Gary Hufbauer, an international trade expert at the Washington-based Peterson Institute for International Economics says in a DW interview that if the standoff endures over the next days, many countries will probably subscribe to the terms of the trade deal as a plurilateral agreement - meaning that that the TFA will only apply to trade between those signatories.
DW: Why did India refuse to sign the trade facilitation agreement?
Gary Hufbauer: Indian leaders say they need the flexibility to use domestic subsidies to stockpile huge amount of food grains to ensure "food security", and that these subsidies should be counted in the "Green Box" - meaning they are not subject to limitations agreed in the WTO. India used its veto of the trade facilitation agreement as a lever to persuade other countries to accept its position. The lever broke.
Hufbauer: "If India continues to block the TFA, that's probably the end of the WTO's role as a negotiating forum for big multilateral agreements, signed by all members"
What consequences will the failure to ratify the agreement have on world trade?
If the logjam is broken in another week or two, the consequences will not be severe. However, if the standoff endures, it means that the TFA cannot enter into force as a multilateral agreement. Instead, many countries will probably subscribe to its terms as a plurilateral agreement - meaning that that the TFA will only apply to trade between those signatories.
In itself, this is not so bad and it would be the best way forward for now, but the plurilateral agreement might have to establish its own machinery to resolve disputes and monitor implementation - a fairly big task that would take time.
Could New Delhi's stance derail the whole process of world trade liberalization?
If India continues to block the TFA, that's probably the end of the WTO's role as a negotiating forum for big multilateral agreements, signed by all members. After all, the TFA deal was agreed by every country, including India, Bolivia, Cuba and Ecuador, at Bali in December 2013. This impasse means that a deal is not really a deal. If the WTO is to continue its role as a negotiating forum, it will probably be as a house for plurilateral agreements, not multilateral agreements. That's a step down.

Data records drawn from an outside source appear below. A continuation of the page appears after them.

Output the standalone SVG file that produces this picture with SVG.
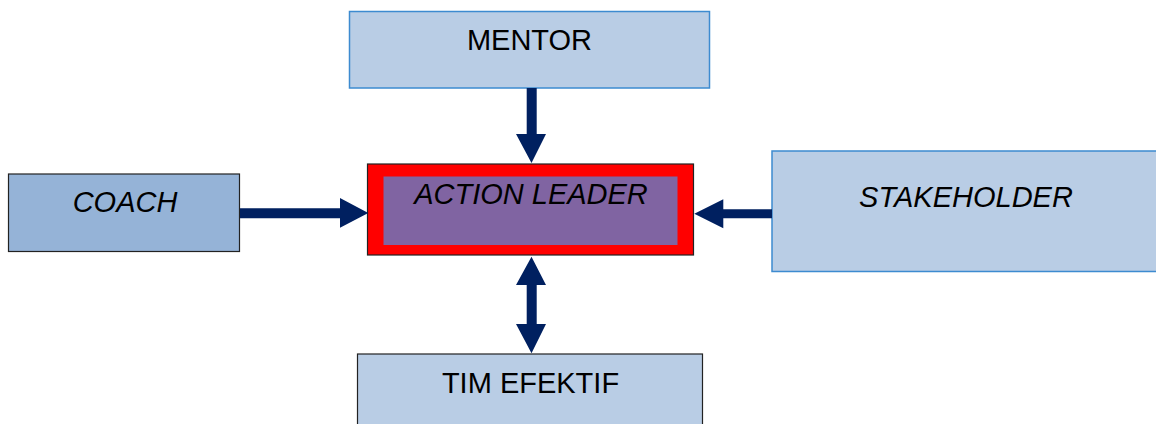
<svg xmlns="http://www.w3.org/2000/svg" width="1156" height="424" viewBox="0 0 1156 424">
<style>
.lbl{font-family:"Liberation Sans",Arial,sans-serif;font-size:29px;fill:#000;text-anchor:middle}
.it{font-style:italic}
.blue{fill:#b9cde5;stroke:#3d8bd0;stroke-width:1.5}
.dark{stroke:#222;stroke-width:1.2}
.arr{fill:#002060}
</style>
<rect width="1156" height="424" fill="#fff"/>
<g id="mentor">
<rect class="blue" x="349.5" y="11.5" width="360" height="76.5"/>
<text class="lbl" x="529.5" y="50">MENTOR</text>
</g>
<g id="coach">
<rect class="dark" fill="#95b3d7" x="8.5" y="174" width="231" height="77.5"/>
<text class="lbl it" x="125" y="211.5">COACH</text>
</g>
<g id="action-leader">
<rect class="dark" fill="#ff0000" x="367.5" y="164" width="326" height="91"/>
<rect fill="#8064a2" x="383.5" y="176.5" width="294" height="68.5"/>
<text class="lbl it" x="531" y="204">ACTION LEADER</text>
</g>
<g id="stakeholder">
<rect class="blue" x="772" y="151" width="390" height="120.5"/>
<text class="lbl it" x="966" y="206.5">STAKEHOLDER</text>
</g>
<g id="tim-efektif">
<rect class="dark" fill="#b9cde5" x="357.5" y="354" width="345" height="80"/>
<text class="lbl" x="530.5" y="392.5">TIM EFEKTIF</text>
</g>
<g id="connectors">
<polygon class="arr" points="526.7,88 536.7,88 536.7,134 546,134 531.5,163 516,134 526.7,134"/>
<polygon class="arr" points="240,208.3 340,208.3 340,198 368.3,213 340,227.8 340,218.3 240,218.3"/>
<polygon class="arr" points="772,209.3 723.3,209.3 723.3,199.3 694.3,213.8 723.3,228.3 723.3,218.3 772,218.3"/>
<polygon class="arr" points="531.5,256.7 546,285 536.7,285 536.7,324 546,324 531.5,353.3 516,324 526.7,324 526.7,285 516,285"/>
</g>
</svg>
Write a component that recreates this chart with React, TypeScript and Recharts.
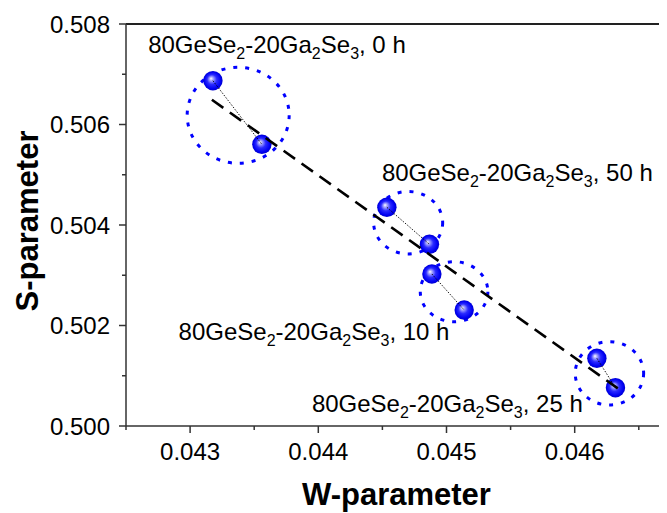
import React from 'react';
import { ScatterChart, Scatter, XAxis, YAxis, ReferenceLine, Label } from 'recharts';

// ---- data ----
const wValues = [0.043178, 0.04356, 0.044535, 0.044867, 0.044886, 0.045138, 0.046173, 0.046318];
const sValues = [0.506871, 0.505606, 0.504352, 0.503616, 0.503025, 0.502308, 0.501347, 0.500762];
const pairIndex = [[0, 1], [2, 3], [4, 5], [6, 7]];
const groupW = [0.043375, 0.044701, 0.045059, 0.046271];
const groupS = [0.506183, 0.504046, 0.502673, 0.501048];
const fitW = [0.04317, 0.046355];
const fitS = [0.506492, 0.500715];
const labelTimes = ['0 h', '50 h', '10 h', '25 h'];
const labelW = [0.042673, 0.044496, 0.04291, 0.04395];
const labelS = [0.507428, 0.504884, 0.501711, 0.500283];
const xTicks = [0.0425, 0.043, 0.0435, 0.044, 0.0445, 0.045, 0.0455, 0.046, 0.0465];
const yTicks = [0.5, 0.501, 0.502, 0.503, 0.504, 0.505, 0.506, 0.507, 0.508];
const xDomain = [0.0425, 0.04672];
const yDomain = [0.5, 0.508];
const xTitle = 'W-parameter';
const yTitle = 'S-parameter';

// ---- styles ----
const FONT = '"Liberation Sans", Arial, sans-serif';
const AXIS = '#333';
const BLUE = '#0000ff';
const groupRx = [51, 34.5, 33.8, 34.2];
const groupRy = [48, 31.2, 30, 31.7];
const TICK_SIZE = 8;
const TICK_MARGIN = 2;

const points = wValues.map((w, i) => ({ w, s: sValues[i] }));
const pairs = pairIndex.map(([a, b]) => [points[a], points[b]]);
const groups = groupW.map((w, i) => ({ w, s: groupS[i], i }));
const fit = fitW.map((w, i) => ({ w, s: fitS[i] }));
const labels = labelW.map((w, i) => ({ w, s: labelS[i], time: labelTimes[i] }));

const isMajorX = (v: number) => Math.abs(v * 1000 - Math.round(v * 1000)) < 1e-6;
const isMajorY = (v: number) => Math.round(v * 1000) % 2 === 0;

const XTick = (p: any) => {
  const v = p.payload.value;
  const ax = p.y - TICK_SIZE - TICK_MARGIN;
  const major = isMajorX(v);
  return (
    <g>
      <line x1={p.x} x2={p.x} y1={ax} y2={ax + (major ? 7 : 4)} stroke={AXIS} strokeWidth={1.5} />
      {major && (
        <text x={p.x} y={ax + 34} textAnchor="middle" fontSize={24} fontFamily={FONT} fill="#000">
          {v.toFixed(3)}
        </text>
      )}
    </g>
  );
};

const YTick = (p: any) => {
  const v = p.payload.value;
  const ax = p.x + TICK_SIZE + TICK_MARGIN;
  const major = isMajorY(v);
  return (
    <g>
      <line x1={ax} x2={ax - (major ? 7 : 4)} y1={p.y} y2={p.y} stroke={AXIS} strokeWidth={1.5} />
      {major && (
        <text x={ax - 16} y={p.y + 8.5} textAnchor="end" fontSize={24} fontFamily={FONT} fill="#000">
          {v.toFixed(3)}
        </text>
      )}
    </g>
  );
};

const Sphere = (p: any) => (
  <g>
    <defs>
      <radialGradient id="sphereGrad" cx="0.5" cy="0.5" r="0.5" fx="0.4" fy="0.38">
        <stop offset="0" stopColor="#ffffff" />
        <stop offset="0.15" stopColor="#b8b8ff" />
        <stop offset="0.5" stopColor="#2a2aff" />
        <stop offset="0.85" stopColor="#0000f2" />
        <stop offset="1" stopColor="#0000cc" />
      </radialGradient>
    </defs>
    <circle cx={p.cx} cy={p.cy} r={9.7} fill="url(#sphereGrad)" />
  </g>
);

const Ring = (p: any) => {
  const i = p.payload.i;
  return (
    <ellipse
      cx={p.cx}
      cy={p.cy}
      rx={groupRx[i]}
      ry={groupRy[i]}
      fill="none"
      stroke={BLUE}
      strokeWidth={3}
      strokeDasharray="4 8"
    />
  );
};

const Empty = () => <g />;

const SUB = 16;
const SH = 6;
const SampleLabel = (p: any) => (
  <text x={p.cx} y={p.cy} fontSize={24} fontFamily={FONT} fill="#000">
    <tspan>80GeSe</tspan>
    <tspan dy={SH} fontSize={SUB}>2</tspan>
    <tspan dy={-SH}>-20Ga</tspan>
    <tspan dy={SH} fontSize={SUB}>2</tspan>
    <tspan dy={-SH}>Se</tspan>
    <tspan dy={SH} fontSize={SUB}>3</tspan>
    <tspan dy={-SH}>{', ' + p.payload.time}</tspan>
  </text>
);

const renderYTitle = (props: any) => {
  const vb = props.viewBox;
  const cx = vb.x + 30;
  const cy = vb.y + vb.height / 2 - 4;
  return (
    <text
      x={cx}
      y={cy}
      transform={`rotate(-90 ${cx} ${cy})`}
      textAnchor="middle"
      fontSize={31}
      fontWeight="bold"
      fontFamily={FONT}
      fill="#000"
    >
      {yTitle}
    </text>
  );
};

const renderXTitle = (props: any) => {
  const vb = props.viewBox;
  return (
    <text
      x={vb.x + vb.width / 2}
      y={vb.y + 79}
      textAnchor="middle"
      fontSize={31}
      fontWeight="bold"
      fontFamily={FONT}
      fill="#000"
    >
      {xTitle}
    </text>
  );
};

export default function App() {
  return (
    <ScatterChart width={659} height={505} margin={{ top: 16, right: 0, bottom: 0, left: 0 }}>
      <XAxis
        type="number"
        dataKey="w"
        domain={xDomain}
        ticks={xTicks}
        interval={0}
        height={87}
        tickSize={TICK_SIZE}
        tickMargin={TICK_MARGIN}
        tickLine={false}
        tick={<XTick />}
        axisLine={{ stroke: AXIS, strokeWidth: 1.5 }}
        allowDataOverflow
      >
        <Label content={renderXTitle} />
      </XAxis>
      <YAxis
        type="number"
        dataKey="s"
        domain={yDomain}
        ticks={yTicks}
        interval={0}
        width={118}
        tickSize={TICK_SIZE}
        tickMargin={TICK_MARGIN}
        tickLine={false}
        tick={<YTick />}
        axisLine={{ stroke: AXIS, strokeWidth: 1.5 }}
        allowDataOverflow
      >
        <Label content={renderYTitle} />
      </YAxis>
      <ReferenceLine y={yDomain[1]} stroke="#222" strokeWidth={2} />
      <Scatter data={groups} shape={<Ring />} isAnimationActive={false} />
      <Scatter data={points} shape={<Sphere />} isAnimationActive={false} />
      {pairs.map((pd, k) => (
        <Scatter
          key={k}
          data={pd}
          shape={<Empty />}
          line={{ stroke: '#000', strokeWidth: 0.9, strokeDasharray: '1.5 1.5' }}
          lineType="joint"
          isAnimationActive={false}
        />
      ))}
      <Scatter
        data={fit}
        shape={<Empty />}
        line={{ stroke: '#000', strokeWidth: 2.6, strokeDasharray: '14 8' }}
        lineType="joint"
        isAnimationActive={false}
      />
      <Scatter data={labels} shape={<SampleLabel />} isAnimationActive={false} />
    </ScatterChart>
  );
}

How will the Indian government's position affect its relationship with other countries which had set high hopes on this deal?
Foreign observers, myself included, had expected that the new Modi government in New Delhi would embrace a much more engaged approach to international trade and investment agreements, but this is evidently not the case. For the near future, India will not be regarded as a serious partner for the regional trade agreements, namely the Regional Comprehensive Economic Partnership (RCEP) and the Trans Pacific Partnership (TPP).
How big a blow is this for the organization?
It's a major blow for the WTO as negotiating forum, and for Director General Azevedo personally. However, the WTO still has important roles as a dispute settlement body, and as a collector and disseminator of trade information.
What can be done to overcome the current deadlock and revive the failed deal?
India's refusal to ratify the deal is a major blow for the WTO as negotiating forum, and for Director General Azevedo - seen here - personally, says Hufbauer
If India would agree to "half a loaf," the deadlock might be resolved. For example, other countries could agree that the "peace clause" - before cases can brought in the WTO - will last for 5 years, not 3. India could agree to lower its very high "bound tariffs" on agricultural imports, thereby giving more security of access to foreign exporters.
It is important to note that India's "applied tariffs" on most agricultural goods are low, but they could be raised at any time by the India government up to the "bound" ceiling. And India could agree on a cap and prior notification of any exports of food grains from its stockpiles.
Economist Gary Hufbauer is an international trade expert at the Washington-based Peterson Institute for International Economics.